── EXTRACTED INFORMATION

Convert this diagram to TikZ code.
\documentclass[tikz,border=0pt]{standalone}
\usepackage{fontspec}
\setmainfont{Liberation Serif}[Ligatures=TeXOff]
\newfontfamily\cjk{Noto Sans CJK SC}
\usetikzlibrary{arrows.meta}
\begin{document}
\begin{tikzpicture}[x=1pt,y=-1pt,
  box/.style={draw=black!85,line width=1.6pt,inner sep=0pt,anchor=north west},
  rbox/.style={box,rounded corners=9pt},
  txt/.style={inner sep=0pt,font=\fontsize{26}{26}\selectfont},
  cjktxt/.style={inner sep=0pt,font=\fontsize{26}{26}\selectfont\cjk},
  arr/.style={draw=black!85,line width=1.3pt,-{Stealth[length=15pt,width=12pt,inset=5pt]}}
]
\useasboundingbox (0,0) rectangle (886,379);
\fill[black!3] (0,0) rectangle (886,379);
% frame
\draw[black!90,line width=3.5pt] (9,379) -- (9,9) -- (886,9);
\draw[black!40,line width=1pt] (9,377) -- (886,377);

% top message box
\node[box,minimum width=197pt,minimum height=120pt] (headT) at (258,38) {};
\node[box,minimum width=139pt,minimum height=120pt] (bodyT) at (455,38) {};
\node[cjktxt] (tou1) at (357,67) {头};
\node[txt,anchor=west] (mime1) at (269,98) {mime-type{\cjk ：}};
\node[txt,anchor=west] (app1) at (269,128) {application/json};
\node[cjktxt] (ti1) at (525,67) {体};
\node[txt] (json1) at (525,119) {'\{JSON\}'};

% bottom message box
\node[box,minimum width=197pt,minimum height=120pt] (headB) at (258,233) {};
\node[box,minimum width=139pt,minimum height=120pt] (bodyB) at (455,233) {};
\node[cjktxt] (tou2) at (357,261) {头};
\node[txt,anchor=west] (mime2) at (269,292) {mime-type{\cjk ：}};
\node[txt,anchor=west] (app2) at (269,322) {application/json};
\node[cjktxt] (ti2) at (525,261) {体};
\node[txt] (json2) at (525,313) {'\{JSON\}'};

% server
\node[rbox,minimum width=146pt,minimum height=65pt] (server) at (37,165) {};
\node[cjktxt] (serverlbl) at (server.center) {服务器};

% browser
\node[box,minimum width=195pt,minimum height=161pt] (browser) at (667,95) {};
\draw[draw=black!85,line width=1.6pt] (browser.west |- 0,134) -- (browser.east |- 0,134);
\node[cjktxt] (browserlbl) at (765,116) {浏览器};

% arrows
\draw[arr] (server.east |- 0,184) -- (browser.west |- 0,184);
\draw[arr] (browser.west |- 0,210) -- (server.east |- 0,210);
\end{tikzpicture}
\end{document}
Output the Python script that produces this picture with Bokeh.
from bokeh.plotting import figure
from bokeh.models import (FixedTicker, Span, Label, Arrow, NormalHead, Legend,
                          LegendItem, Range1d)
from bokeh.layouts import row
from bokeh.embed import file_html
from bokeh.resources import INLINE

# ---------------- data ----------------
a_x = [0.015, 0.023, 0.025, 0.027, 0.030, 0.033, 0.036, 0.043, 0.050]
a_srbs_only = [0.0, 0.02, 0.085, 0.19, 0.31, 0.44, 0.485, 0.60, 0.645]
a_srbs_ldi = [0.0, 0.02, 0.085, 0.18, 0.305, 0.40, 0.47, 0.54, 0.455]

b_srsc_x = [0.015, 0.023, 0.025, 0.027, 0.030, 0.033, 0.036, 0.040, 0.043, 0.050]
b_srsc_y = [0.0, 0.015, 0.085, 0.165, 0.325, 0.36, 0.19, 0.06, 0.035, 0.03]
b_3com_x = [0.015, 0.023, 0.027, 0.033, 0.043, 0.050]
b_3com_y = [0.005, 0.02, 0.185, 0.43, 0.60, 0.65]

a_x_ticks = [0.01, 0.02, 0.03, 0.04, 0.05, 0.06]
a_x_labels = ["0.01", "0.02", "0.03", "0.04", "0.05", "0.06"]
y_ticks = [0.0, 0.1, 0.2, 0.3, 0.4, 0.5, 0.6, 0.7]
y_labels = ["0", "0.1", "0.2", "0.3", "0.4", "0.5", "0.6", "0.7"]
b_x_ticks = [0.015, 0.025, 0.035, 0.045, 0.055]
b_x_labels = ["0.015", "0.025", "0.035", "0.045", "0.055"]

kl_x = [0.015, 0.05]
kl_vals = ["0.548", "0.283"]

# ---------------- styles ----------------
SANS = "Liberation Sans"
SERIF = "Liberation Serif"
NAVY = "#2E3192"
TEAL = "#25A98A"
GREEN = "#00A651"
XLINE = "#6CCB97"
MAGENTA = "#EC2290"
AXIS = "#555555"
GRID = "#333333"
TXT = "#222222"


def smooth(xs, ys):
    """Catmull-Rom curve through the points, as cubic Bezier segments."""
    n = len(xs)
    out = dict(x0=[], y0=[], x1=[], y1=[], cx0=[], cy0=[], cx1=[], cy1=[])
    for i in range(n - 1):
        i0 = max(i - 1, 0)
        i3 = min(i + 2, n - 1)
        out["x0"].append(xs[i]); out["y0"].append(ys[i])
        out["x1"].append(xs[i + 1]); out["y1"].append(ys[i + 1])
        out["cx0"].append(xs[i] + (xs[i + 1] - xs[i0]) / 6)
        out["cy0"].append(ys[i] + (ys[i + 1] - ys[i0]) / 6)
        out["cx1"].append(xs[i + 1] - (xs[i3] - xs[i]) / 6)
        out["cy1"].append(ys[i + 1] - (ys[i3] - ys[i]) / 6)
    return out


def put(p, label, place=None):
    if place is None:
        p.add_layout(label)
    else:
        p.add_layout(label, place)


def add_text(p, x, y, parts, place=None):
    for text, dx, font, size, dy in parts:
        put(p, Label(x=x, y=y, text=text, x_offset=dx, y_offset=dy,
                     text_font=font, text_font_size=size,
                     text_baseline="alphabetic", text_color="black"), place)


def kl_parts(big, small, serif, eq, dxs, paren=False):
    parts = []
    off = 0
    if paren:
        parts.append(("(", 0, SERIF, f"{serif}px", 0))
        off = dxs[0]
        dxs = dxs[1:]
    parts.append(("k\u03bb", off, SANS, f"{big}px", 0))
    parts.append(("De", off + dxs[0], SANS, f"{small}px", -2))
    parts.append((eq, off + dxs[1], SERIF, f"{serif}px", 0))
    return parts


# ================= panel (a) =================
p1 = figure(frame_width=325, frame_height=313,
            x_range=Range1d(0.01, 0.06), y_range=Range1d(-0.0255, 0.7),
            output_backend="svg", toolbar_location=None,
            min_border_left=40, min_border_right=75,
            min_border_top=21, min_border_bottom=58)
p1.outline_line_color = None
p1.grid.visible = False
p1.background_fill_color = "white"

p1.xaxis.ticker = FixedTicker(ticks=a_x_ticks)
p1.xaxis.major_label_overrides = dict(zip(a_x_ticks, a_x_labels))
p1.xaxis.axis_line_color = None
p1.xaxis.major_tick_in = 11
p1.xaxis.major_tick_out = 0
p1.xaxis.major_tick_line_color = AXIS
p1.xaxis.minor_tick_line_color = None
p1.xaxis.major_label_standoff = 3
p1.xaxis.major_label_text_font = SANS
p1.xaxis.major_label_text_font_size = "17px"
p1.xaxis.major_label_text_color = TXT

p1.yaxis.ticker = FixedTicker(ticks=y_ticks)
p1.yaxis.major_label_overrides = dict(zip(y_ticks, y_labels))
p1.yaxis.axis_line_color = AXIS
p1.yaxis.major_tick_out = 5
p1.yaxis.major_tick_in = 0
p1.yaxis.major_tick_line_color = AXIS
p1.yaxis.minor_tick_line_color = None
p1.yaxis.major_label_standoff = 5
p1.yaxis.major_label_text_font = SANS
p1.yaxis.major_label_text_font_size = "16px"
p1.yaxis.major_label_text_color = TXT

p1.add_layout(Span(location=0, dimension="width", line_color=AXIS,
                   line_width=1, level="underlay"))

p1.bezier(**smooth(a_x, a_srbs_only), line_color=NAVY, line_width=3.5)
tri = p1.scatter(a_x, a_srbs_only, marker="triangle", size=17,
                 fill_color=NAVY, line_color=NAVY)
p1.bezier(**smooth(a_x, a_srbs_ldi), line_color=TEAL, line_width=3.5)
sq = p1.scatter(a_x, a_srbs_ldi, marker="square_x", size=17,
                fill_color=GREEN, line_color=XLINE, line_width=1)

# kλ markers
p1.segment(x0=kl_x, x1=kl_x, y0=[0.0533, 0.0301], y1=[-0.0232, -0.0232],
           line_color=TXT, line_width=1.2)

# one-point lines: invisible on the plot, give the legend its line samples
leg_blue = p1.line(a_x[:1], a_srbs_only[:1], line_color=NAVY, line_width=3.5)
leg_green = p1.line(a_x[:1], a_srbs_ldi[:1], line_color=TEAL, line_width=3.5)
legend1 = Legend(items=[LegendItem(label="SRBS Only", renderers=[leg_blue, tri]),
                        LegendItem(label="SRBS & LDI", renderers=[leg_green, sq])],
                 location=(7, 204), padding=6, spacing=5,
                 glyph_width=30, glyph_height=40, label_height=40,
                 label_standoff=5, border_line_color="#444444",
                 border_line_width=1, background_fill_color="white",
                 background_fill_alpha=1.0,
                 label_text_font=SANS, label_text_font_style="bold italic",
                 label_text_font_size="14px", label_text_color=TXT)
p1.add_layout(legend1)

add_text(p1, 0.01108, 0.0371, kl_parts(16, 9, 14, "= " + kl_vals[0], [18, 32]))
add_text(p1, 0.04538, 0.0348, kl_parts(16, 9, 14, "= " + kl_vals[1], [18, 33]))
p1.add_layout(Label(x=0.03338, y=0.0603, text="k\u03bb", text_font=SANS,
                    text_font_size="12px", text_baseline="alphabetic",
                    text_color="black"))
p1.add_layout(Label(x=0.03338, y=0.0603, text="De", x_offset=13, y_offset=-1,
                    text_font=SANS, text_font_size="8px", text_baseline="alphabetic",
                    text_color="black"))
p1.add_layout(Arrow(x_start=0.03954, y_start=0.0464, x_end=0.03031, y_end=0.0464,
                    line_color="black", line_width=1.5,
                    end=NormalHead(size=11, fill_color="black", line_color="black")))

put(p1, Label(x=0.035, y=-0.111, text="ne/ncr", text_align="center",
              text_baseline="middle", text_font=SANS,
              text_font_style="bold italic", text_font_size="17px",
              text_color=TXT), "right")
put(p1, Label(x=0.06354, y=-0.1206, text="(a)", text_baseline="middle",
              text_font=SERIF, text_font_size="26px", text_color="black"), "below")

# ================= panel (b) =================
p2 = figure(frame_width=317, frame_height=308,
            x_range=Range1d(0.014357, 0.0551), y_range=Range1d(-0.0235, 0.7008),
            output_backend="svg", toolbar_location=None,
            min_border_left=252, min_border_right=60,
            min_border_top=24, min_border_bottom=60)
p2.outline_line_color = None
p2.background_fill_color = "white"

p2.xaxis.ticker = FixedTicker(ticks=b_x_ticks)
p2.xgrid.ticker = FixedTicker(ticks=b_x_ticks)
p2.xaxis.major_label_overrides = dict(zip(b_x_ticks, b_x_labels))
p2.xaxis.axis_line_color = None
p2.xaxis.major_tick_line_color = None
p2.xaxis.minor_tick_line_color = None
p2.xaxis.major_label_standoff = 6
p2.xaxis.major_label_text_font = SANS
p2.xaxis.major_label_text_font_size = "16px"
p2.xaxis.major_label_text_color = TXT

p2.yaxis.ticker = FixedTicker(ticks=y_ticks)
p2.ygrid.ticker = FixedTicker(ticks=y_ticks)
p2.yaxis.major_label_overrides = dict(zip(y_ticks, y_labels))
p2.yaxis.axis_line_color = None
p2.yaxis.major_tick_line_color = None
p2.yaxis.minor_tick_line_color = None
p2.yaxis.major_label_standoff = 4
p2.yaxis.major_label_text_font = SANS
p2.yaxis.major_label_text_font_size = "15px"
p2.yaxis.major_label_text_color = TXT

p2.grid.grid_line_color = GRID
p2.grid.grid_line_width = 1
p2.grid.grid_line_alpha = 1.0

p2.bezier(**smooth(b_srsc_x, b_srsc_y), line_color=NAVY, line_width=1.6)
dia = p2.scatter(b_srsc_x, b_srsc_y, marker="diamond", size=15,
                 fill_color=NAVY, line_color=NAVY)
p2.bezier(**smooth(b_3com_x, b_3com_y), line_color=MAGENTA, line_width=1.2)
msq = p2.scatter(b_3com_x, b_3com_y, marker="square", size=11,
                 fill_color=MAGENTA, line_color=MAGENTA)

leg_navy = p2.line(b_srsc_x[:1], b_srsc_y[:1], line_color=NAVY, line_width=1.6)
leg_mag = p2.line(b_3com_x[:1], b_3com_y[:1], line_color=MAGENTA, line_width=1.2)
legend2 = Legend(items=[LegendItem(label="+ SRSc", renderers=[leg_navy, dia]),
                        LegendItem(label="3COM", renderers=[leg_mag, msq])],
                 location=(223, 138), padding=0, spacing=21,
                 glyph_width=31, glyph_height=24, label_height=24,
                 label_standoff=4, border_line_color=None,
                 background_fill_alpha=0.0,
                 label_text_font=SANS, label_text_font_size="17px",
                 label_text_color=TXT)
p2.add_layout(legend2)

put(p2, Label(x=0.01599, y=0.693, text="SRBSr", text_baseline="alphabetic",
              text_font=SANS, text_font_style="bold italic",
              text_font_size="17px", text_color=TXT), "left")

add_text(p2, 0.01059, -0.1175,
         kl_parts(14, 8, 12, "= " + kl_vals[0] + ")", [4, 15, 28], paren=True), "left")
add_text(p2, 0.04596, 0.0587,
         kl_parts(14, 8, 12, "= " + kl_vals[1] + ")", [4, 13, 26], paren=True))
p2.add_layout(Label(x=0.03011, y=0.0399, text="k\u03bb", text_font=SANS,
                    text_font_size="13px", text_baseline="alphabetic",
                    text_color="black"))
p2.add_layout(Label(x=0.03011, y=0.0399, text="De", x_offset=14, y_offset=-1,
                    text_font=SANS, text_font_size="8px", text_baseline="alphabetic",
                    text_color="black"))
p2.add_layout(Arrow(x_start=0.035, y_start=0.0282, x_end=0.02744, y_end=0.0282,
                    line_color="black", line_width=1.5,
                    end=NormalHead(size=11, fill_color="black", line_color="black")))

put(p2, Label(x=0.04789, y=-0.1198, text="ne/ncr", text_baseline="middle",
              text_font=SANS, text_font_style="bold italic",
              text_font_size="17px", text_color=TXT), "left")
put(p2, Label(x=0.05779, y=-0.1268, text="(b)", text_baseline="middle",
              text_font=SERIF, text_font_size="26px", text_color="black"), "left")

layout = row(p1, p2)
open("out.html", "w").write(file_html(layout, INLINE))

────

• YOUR GOAL: Return nothing but the lines running from the line with "Output the Python" through the line with "0.47, 0.54, 0.455]", exactly as they appear.

• RESPONSE BELOW:
Output the Python script that produces this picture with Bokeh.
from bokeh.plotting import figure
from bokeh.models import (FixedTicker, Span, Label, Arrow, NormalHead, Legend,
                          LegendItem, Range1d)
from bokeh.layouts import row
from bokeh.embed import file_html
from bokeh.resources import INLINE

# ---------------- data ----------------
a_x = [0.015, 0.023, 0.025, 0.027, 0.030, 0.033, 0.036, 0.043, 0.050]
a_srbs_only = [0.0, 0.02, 0.085, 0.19, 0.31, 0.44, 0.485, 0.60, 0.645]
a_srbs_ldi = [0.0, 0.02, 0.085, 0.18, 0.305, 0.40, 0.47, 0.54, 0.455]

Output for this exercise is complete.